(Saved entries)

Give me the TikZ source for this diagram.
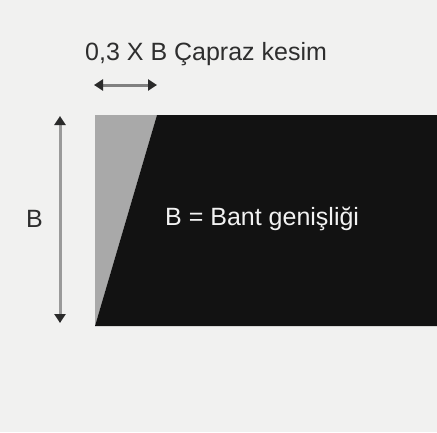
\documentclass[tikz,border=0pt]{standalone}
\usepackage{fontspec}
\setmainfont{Liberation Sans}
\usetikzlibrary{arrows.meta}
\definecolor{bg}{HTML}{F1F1F0}
\definecolor{band}{HTML}{121212}
\definecolor{cut}{HTML}{A9A9A9}
\definecolor{head}{HTML}{2A2A2A}
\definecolor{shaft}{HTML}{808080}
\definecolor{vshaft}{HTML}{9A9A9A}
\tikzset{
  dimarrow/.style={draw=shaft, line width=3pt, {Triangle[length=9pt,width=11pt,color=head,fill=head]}-{Triangle[length=9pt,width=11pt,color=head,fill=head]}},
  lbl/.style={font=\fontsize{25}{30}\selectfont, text=black!82, inner sep=0pt}
}
\begin{document}
\begin{tikzpicture}[x=1pt,y=-1pt]
\fill[bg] (0,0) rectangle (437,432);
\useasboundingbox (0,0) rectangle (437,432);
% cut (gray) triangle
\fill[cut] (95,115) -- (157,115) -- (95,326) -- cycle;
% band (black) trapezoid
\fill[band] (157,115) -- (437,115) -- (437,326) -- (95,326) -- cycle;
% coordinates
\coordinate (ht) at (94,85);
\coordinate (hb) at (157,85);
\coordinate (vt) at (60,116);
\coordinate (vb) at (60,323);
\draw[dimarrow, draw=vshaft] (vt) -- (vb);
\draw[dimarrow] (ht) -- (hb);
\node[lbl, anchor=base west] (t1) at (85,60) {0,3 X B Çapraz kesim};
\node[lbl, anchor=west] (t2) at (26,219) {B};
\node[lbl, anchor=west, text=white!95!black] (t3) at (165,219) {B = Bant genişliği};
\end{tikzpicture}
\end{document}
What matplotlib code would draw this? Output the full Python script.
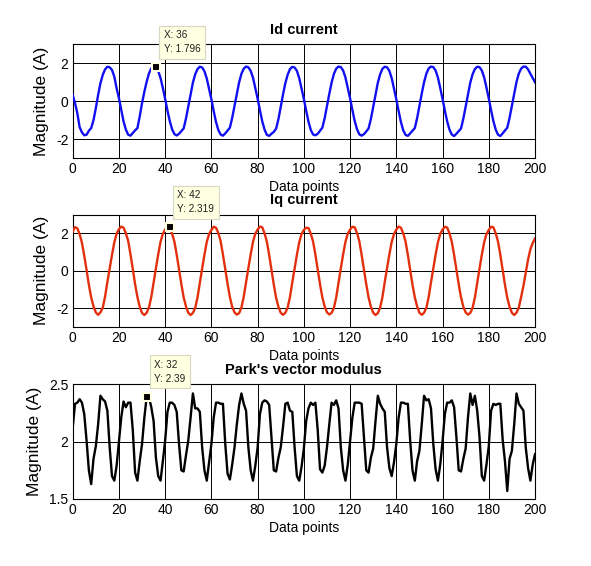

* [What this task involves]:
Write out all the entries word for word, but skip any images.

* [Expected answer]:
Give me the TikZ source for this diagram.
\documentclass[tikz,border=0pt]{standalone}
\usepackage{fontspec}
\setmainfont{Liberation Sans}
\usetikzlibrary{arrows.meta}
\definecolor{bg}{HTML}{F1F1F0}
\definecolor{band}{HTML}{121212}
\definecolor{cut}{HTML}{A9A9A9}
\definecolor{head}{HTML}{2A2A2A}
\definecolor{shaft}{HTML}{808080}
\definecolor{vshaft}{HTML}{9A9A9A}
\tikzset{
  dimarrow/.style={draw=shaft, line width=3pt, {Triangle[length=9pt,width=11pt,color=head,fill=head]}-{Triangle[length=9pt,width=11pt,color=head,fill=head]}},
  lbl/.style={font=\fontsize{25}{30}\selectfont, text=black!82, inner sep=0pt}
}
\begin{document}
\begin{tikzpicture}[x=1pt,y=-1pt]
\fill[bg] (0,0) rectangle (437,432);
\useasboundingbox (0,0) rectangle (437,432);
% cut (gray) triangle
\fill[cut] (95,115) -- (157,115) -- (95,326) -- cycle;
% band (black) trapezoid
\fill[band] (157,115) -- (437,115) -- (437,326) -- (95,326) -- cycle;
% coordinates
\coordinate (ht) at (94,85);
\coordinate (hb) at (157,85);
\coordinate (vt) at (60,116);
\coordinate (vb) at (60,323);
\draw[dimarrow, draw=vshaft] (vt) -- (vb);
\draw[dimarrow] (ht) -- (hb);
\node[lbl, anchor=base west] (t1) at (85,60) {0,3 X B Çapraz kesim};
\node[lbl, anchor=west] (t2) at (26,219) {B};
\node[lbl, anchor=west, text=white!95!black] (t3) at (165,219) {B = Bant genişliği};
\end{tikzpicture}
\end{document}
What matplotlib code would draw this? Output the full Python script.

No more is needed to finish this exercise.